Use Comparable whenUse Comparator when
One obvious default order (String, Integer)Sort same type different ways (by name vs salary)
Type “owns” its ordering contractYou cannot modify the class (third-party type)
Used in TreeSet/TreeMap natural orderingUI-driven sort columns, stream sorted(comparator)
Java
public record Employee(String name, int salary, LocalDate hired)
    implements Comparable<Employee> {
    @Override
    public int compareTo(Employee o) {
        return Integer.compare(this.salary, o.salary);
    }
}

Comparator<Employee> byTenure = Comparator
    .comparing(Employee::hired)
    .thenComparing(Employee::name);

Comparator<Employee> bySalaryDesc = Comparator
    .comparingInt(Employee::salary)
    .reversed()
    .thenComparing(Employee::name, Comparator.nullsLast(String::compareTo));

employees.sort(bySalaryDesc);
Collections.sort(legacyList, byTenure);

List.sort uses TimSort — O(n log n) worst case, stable (preserves equal elements’ order). Stability matters when sorting by one key then another with thenComparing.

💡 Pro Tip

Keep compareTo consistent with equals when using sorted sets/maps—or document divergence. If compareTo == 0 but objects not equal, TreeSet holds “duplicates.” Use nullsFirst / nullsLast explicitly.

Iterators

Uniform traversal without exposing internal structure. Know the three iterator types and when structural modification during iteration triggers ConcurrentModificationException.

TypeDirectionCapabilities
IteratorForwardhasNext, next, optional remove
ListIteratorForward & backwardIndex, set, add at cursor—List only
SpliteratorSplit for parallelStreams call trySplit for fork/join; CHARACTERISTICS flags
Java
// Safe removal during iteration
for (Iterator<String> it = list.iterator(); it.hasNext(); ) {
    String s = it.next();
    if (s.isBlank()) it.remove();
}

// ListIterator — edit while scanning
ListIterator<String> li = list.listIterator();
while (li.hasNext()) {
    if (li.next().equals("obsolete")) {
        li.set("replacement");
    }
}

// Idiomatic Java 8+
list.removeIf(String::isBlank);

// UNSAFE — fail-fast CME
for (String s : list) {
    if (s.isBlank()) list.remove(s);
}

ConcurrentModificationException — why & how to avoid

Most non-concurrent collections track modCount (structural change counter).

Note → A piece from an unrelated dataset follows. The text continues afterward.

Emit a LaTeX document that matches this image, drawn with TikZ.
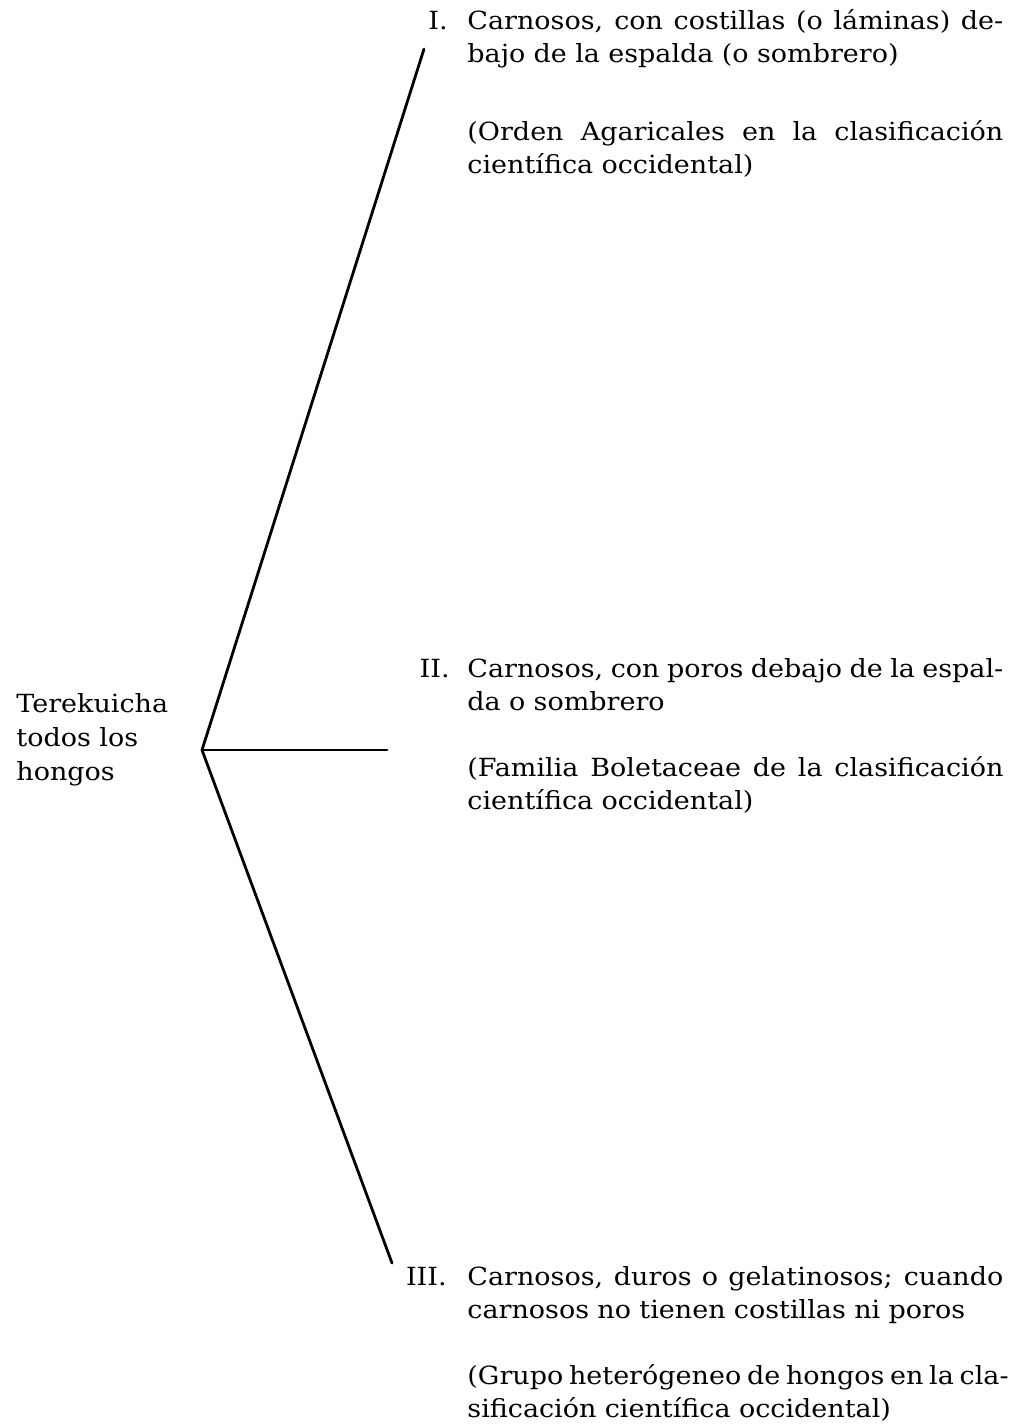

Iterator remembers expected modCount at creation; mismatch → fail-fast CME (best-effort, not guaranteed in all threads).

  • Avoid: mutate collection directly during enhanced-for; use iterator remove, removeIf, or copy-then-replace
  • Concurrent collections: weakly consistent iterators—no CME, may or may not see concurrent adds
  • Streams: not fail-fast on all sources; still avoid concurrent modification of backing collection during pipeline unless concurrent collection
Java
// ConcurrentHashMap — Iterator on entrySet is weakly consistent
ConcurrentHashMap<String, Long> map = new ConcurrentHashMap<>();
map.put("a", 1L);
for (var entry : map.entrySet()) {
    map.merge("b", 1L, Long::sum);  // no CME
}
🎯 Interview Tip

Explain fail-fast vs fail-safe (legacy CopyOnWrite, concurrent weak consistency). Know removeIf and why for-each + list.remove fails. Spliterator: ORDERED, SIZED, DISTINCT flags affect stream performance.